Quote:
Originally Posted by willus
I have no recommendation for the first file. It is so random--every page seems to be formatted differently.
|
I just found a better version of 'Die Geschichte der Berliner Arbeiterbewegung. Teil 2'.
And it was this version, I hat worked with. I only couldn't find the link to it.
Now I found the link in my jpdownloader.
https://archive.org/download/bub_gb_...knAQAAIAAJ.pdf
I now will test your settings.
My procedure is, to clean the files in 'foxit phantom pdf' or in 'adobe acrobat' (cropping is very fast in acrobat). For deleting headers or footers, that are close too to the text, I use the Foxit 'Comment rectangular function'. I also delete all pages (cover, title page, table of contents, dedication, copyright, index), except for the text pages, notes, footnotes, bibliography before editing with k2topdfopt. That is necessary for getting better results. After the k2pdfopt process I add Cover, title page, dedication, copyright. TOC I do manually with Foxit.

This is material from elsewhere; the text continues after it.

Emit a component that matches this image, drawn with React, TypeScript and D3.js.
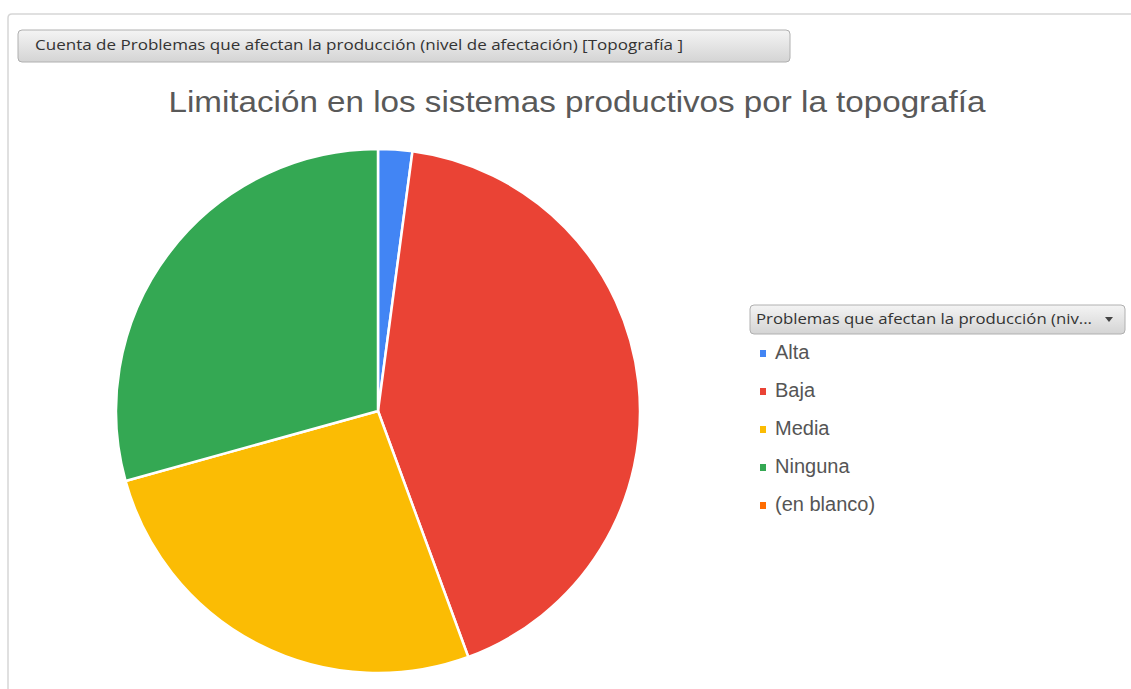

OCR: Is it better to do ocr with k2pdfop or is it better to do ocr before with Foxit. I think for Frakturschrift I should do it with k2pdfopt and Tesseract traindata. So I did it.
So many questions. Why?
Because I want to know whether cleaning up with Foxit and cutting with Acrobat will unnecessarily inflate the file and how to get smaller files.
Thanks a lot for helping me finding better solutions.